Nei suoi quattordici anni di vita, il Pd è stato al governo per nove. Si è trasformato in un perfetto sistema di potere e di stabilità, l’unico partito della storia della sinistra italiana a diventare sinonimo di governabilità. Unico partito sopravvissuto al naufragio del Novecento, si è intestato la battaglia della responsabilità ad ogni costo (dal governo Monti al governo Draghi), producendo per riflesso un’inconciliabile divisione interna. Dopo quattordici anni le lancette tornano sempre al punto di partenza, al litigio polemico, alla rissa, alle dimissioni.
Probabilmente il problema non può essere risolto con il Partito democratico e grazie a questi dirigenti.

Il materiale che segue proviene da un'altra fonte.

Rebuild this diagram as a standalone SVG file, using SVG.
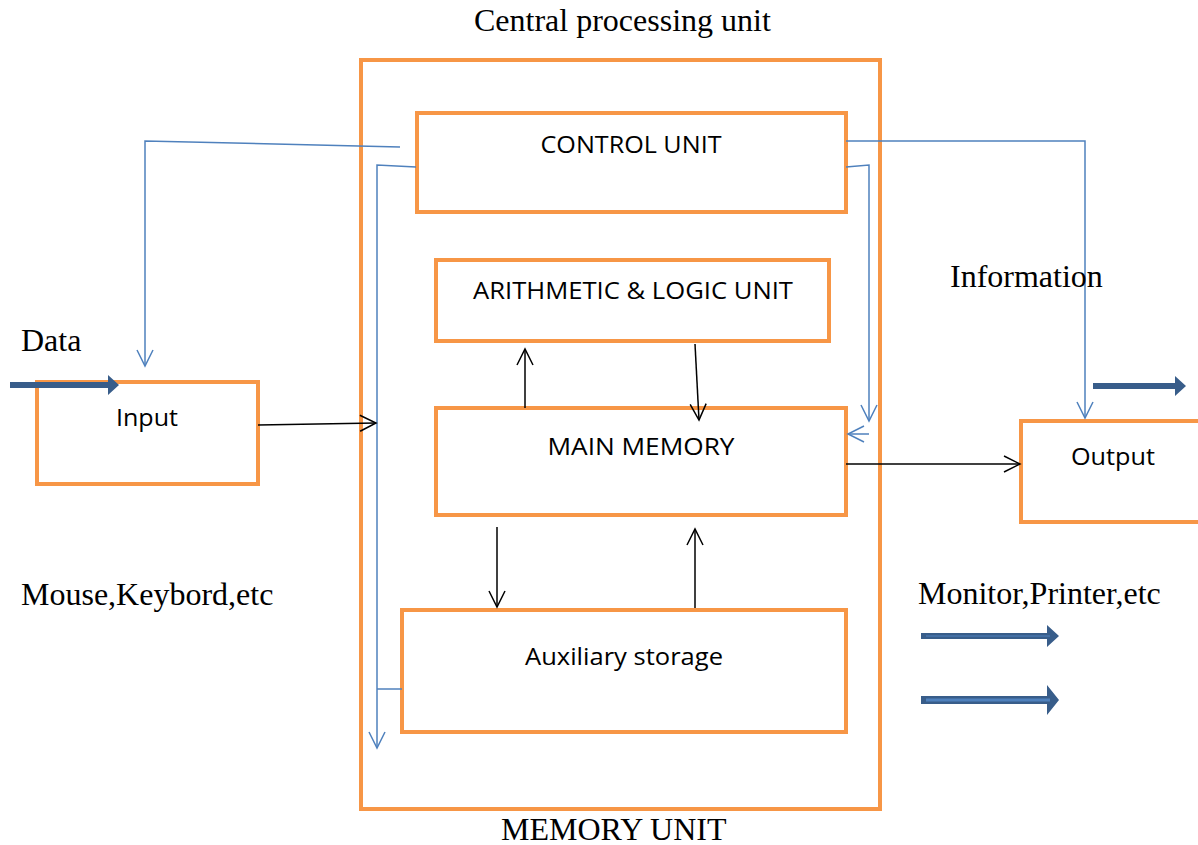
<svg xmlns="http://www.w3.org/2000/svg" width="1198" height="845" viewBox="0 0 1198 845">
<style>
.box{fill:none;stroke:#F79646;stroke-width:4}
.lbl{font-family:"Open Sans","Liberation Sans",sans-serif;font-size:24px;fill:#000;text-anchor:middle}
.ser{font-family:"Liberation Serif","Times New Roman",serif;font-size:32px;fill:#000}
.blue{fill:none;stroke:#4F81BD;stroke-width:1.5}
.blk{fill:none;stroke:#000;stroke-width:1.5}
.fat{fill:#385D8A}
</style>
<defs>
<marker id="ab" viewBox="0 0 20 20" refX="18" refY="10" markerWidth="20" markerHeight="20" markerUnits="userSpaceOnUse" orient="auto">
<path d="M2,2 L18,10 L2,18" fill="none" stroke="#4F81BD" stroke-width="1.5"/>
</marker>
<marker id="ak" viewBox="0 0 20 20" refX="18" refY="10" markerWidth="20" markerHeight="20" markerUnits="userSpaceOnUse" orient="auto">
<path d="M2,2 L18,10 L2,18" fill="none" stroke="#000" stroke-width="1.5"/>
</marker>
</defs>
<rect width="1198" height="845" fill="#fff"/>
<g id="cpu"><rect class="box" x="361" y="60" width="519" height="749"/></g>
<g id="control"><rect class="box" x="417" y="113" width="429" height="99"/><text class="lbl" x="631" y="153" textLength="181" lengthAdjust="spacingAndGlyphs">CONTROL UNIT</text></g>
<g id="alu"><rect class="box" x="436" y="260" width="393" height="81"/><text class="lbl" x="633" y="299" textLength="320" lengthAdjust="spacingAndGlyphs">ARITHMETIC &amp; LOGIC UNIT</text></g>
<g id="mainmem"><rect class="box" x="436" y="408" width="410" height="107"/><text class="lbl" x="641" y="455" textLength="187" lengthAdjust="spacingAndGlyphs">MAIN MEMORY</text></g>
<g id="aux"><rect class="box" x="402" y="610" width="444" height="122"/><text class="lbl" x="624" y="665" textLength="198" lengthAdjust="spacingAndGlyphs">Auxiliary storage</text></g>
<g id="input"><rect class="box" x="37" y="382" width="221" height="102"/><text class="lbl" x="147" y="426" textLength="62" lengthAdjust="spacingAndGlyphs">Input</text></g>
<g id="output"><rect class="box" x="1021" y="421" width="181" height="101"/><text class="lbl" x="1113" y="465" textLength="84" lengthAdjust="spacingAndGlyphs">Output</text></g>
<g id="connectors">
<polyline class="blue" points="400,147 145,141 145,366" marker-end="url(#ab)"/>
<polyline class="blue" points="416,167 377,165 377,748" marker-end="url(#ab)"/>
<line class="blue" x1="377" y1="689" x2="402" y2="689"/>
<polyline class="blue" points="846,141 1085,141 1085,418" marker-end="url(#ab)"/>
<polyline class="blue" points="846,167 869,165 869,421" marker-end="url(#ab)"/>
<line class="blue" x1="869" y1="434" x2="848" y2="434" marker-end="url(#ab)"/>
<line class="blk" x1="258" y1="425" x2="376" y2="423" marker-end="url(#ak)"/>
<line class="blk" x1="525" y1="408" x2="525" y2="349" marker-end="url(#ak)"/>
<line class="blk" x1="695" y1="344" x2="699" y2="420" marker-end="url(#ak)"/>
<line class="blk" x1="846" y1="464" x2="1020" y2="464" marker-end="url(#ak)"/>
<line class="blk" x1="497" y1="527" x2="497" y2="607" marker-end="url(#ak)"/>
<line class="blk" x1="695" y1="608" x2="695" y2="529" marker-end="url(#ak)"/>
<polygon class="fat" points="10,382 108,382 108,375 119,385 108,395 108,388 10,388"/>
<polygon class="fat" points="1093,383 1175,383 1175,376 1186,386 1175,396 1175,389 1093,389"/>
<polygon class="fat" points="921,633 1047,633 1047,625 1059,636 1047,647 1047,639 921,639"/>
<line x1="926" y1="636" x2="1050" y2="636" stroke="#4F81BD" stroke-width="1"/>
<polygon class="fat" points="921,696 1047,696 1047,685 1059,700 1047,715 1047,704 921,704"/>
<line x1="926" y1="700" x2="1050" y2="700" stroke="#4F81BD" stroke-width="3"/>
</g>
<text class="ser" x="474" y="31">Central processing unit</text>
<text class="ser" x="501" y="840">MEMORY UNIT</text>
<text class="ser" x="21" y="351">Data</text>
<text class="ser" x="950" y="287">Information</text>
<text class="ser" x="21" y="605">Mouse,Keybord,etc</text>
<text class="ser" x="918" y="604">Monitor,Printer,etc</text>
</svg>
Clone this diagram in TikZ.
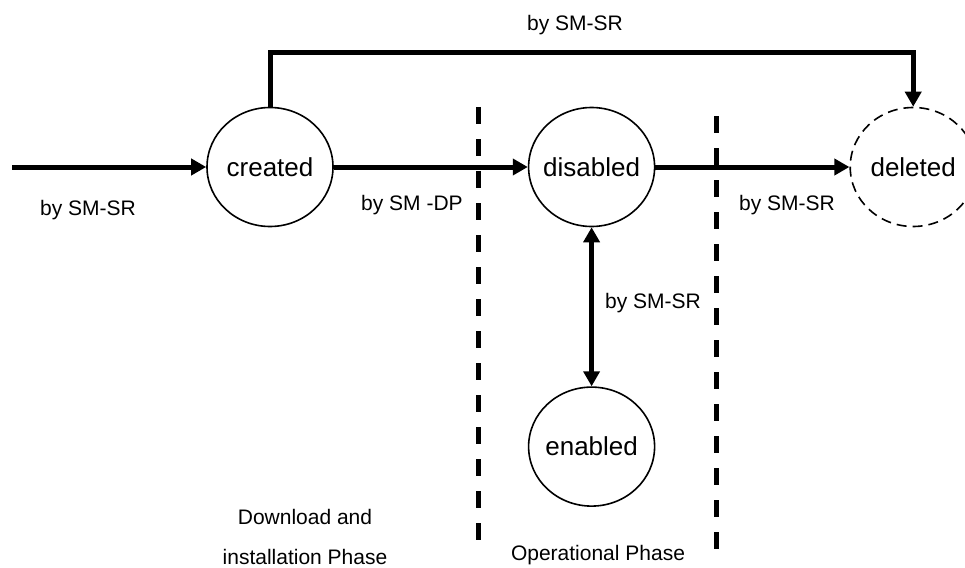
\documentclass[tikz,border=0pt]{standalone}
\usepackage{fontspec}
\setmainfont{Liberation Sans}
\usetikzlibrary{positioning, chains, shapes.geometric, arrows.meta}

\begin{document}
\begin{tikzpicture}[x=1pt, y=-1pt,
    state/.style={ellipse, draw, line width=1.6pt, minimum width=126pt,
      minimum height=119pt, inner xsep=-30pt, inner ysep=0pt,
      font=\fontsize{26}{30}\selectfont},
    lbl/.style={font=\fontsize{21}{25}\selectfont, inner sep=0pt},
    flow/.style={line width=5pt},
    phase/.style={line width=5pt, dash pattern=on 17pt off 15pt},
    >={Triangle[length=15pt,width=16pt]},
    node distance=194pt, start chain]

    \useasboundingbox (0,0) rectangle (965,567);

    \node[state,on chain] (created) at (270,167) {created};
    \node[state,on chain] (disabled) {disabled};
    \node[state,on chain,dash pattern=on 10pt off 6pt] (deleted) {deleted};
    \node[state,below=159pt of disabled] (enabled) {enabled};
    \coordinate (entry) at (12,167);

    % phase borders
    \draw[phase] (478,107) -- (478,548);
    \draw[phase] (716,116) -- (716,557);

    \draw[flow,->] (entry) -- (created);
    \draw[flow,->] (created) -- (disabled);
    \draw[flow,->] (disabled) -- (deleted);
    \draw[flow,<->] (disabled) -- (enabled);
    \draw[flow,->] (created.north) -- ++(0,-54) -| (deleted.north);

    \node[lbl] (l-entry) at (88,210) {by SM-SR};
    \node[lbl] (l-top) at (575,25) {by SM-SR};
    \node[lbl] (l-dp) at (412,205) {by SM -DP};
    \node[lbl] (l-del) at (787,205) {by SM-SR};
    \node[lbl] (l-en) at (653,303) {by SM-SR};
    \node[lbl,align=center,font=\fontsize{21}{40}\selectfont] (dl) at (305,537)
      {Download and\\installation Phase};
    \node[lbl] (op) at (598,555) {Operational Phase};
\end{tikzpicture}
\end{document}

Perché un partito possa vivere e produrre qualcosa di buono, accendere e influenzare dibattiti nella società, esprimere posizioni identitarie e caratterizzanti, è necessaria una regola minima di convivenza. Nel Pd, dove a turno si pugnalano l’uno con l’altro nascondendo la mano, questa regola è tristemente assente. Gianni Cuperlo, uno dei pochi dirigenti che si è sottratto alla mattanza di segretari e maggioranze, ha scritto su Domani che «questo Pd, per quel che è diventato e per i notabilati che ha protetto, aderisce all’impronta delle origini come il chiodo al quadro. E allora se vogliamo salvare il progetto, e con quello la sinistra, rimane una sola via: rifondare quel partito, ripensarlo dal basso e dalla radice». Ma sono appunto inutili i ritriti discorsi intorno alla lontananza dal paese reale e dal territorio (chiedere per verifica allo stuolo di impiegati statali perfettamente rappresentati dal Pd): bisognerebbe pensare, prima di raddrizzare il quadro, a riappenderlo al muro, con un chiodo stabile e una cornice di comune convivenza.
Però tutto, per il momento, fa pensare che questi protagonisti, gli stessi che si nascondono ogni volta che defenestrano un leader o un segretario, o che escono dal partito quando perdono la lotta interna, non saranno in grado di realizzare la rifondazione.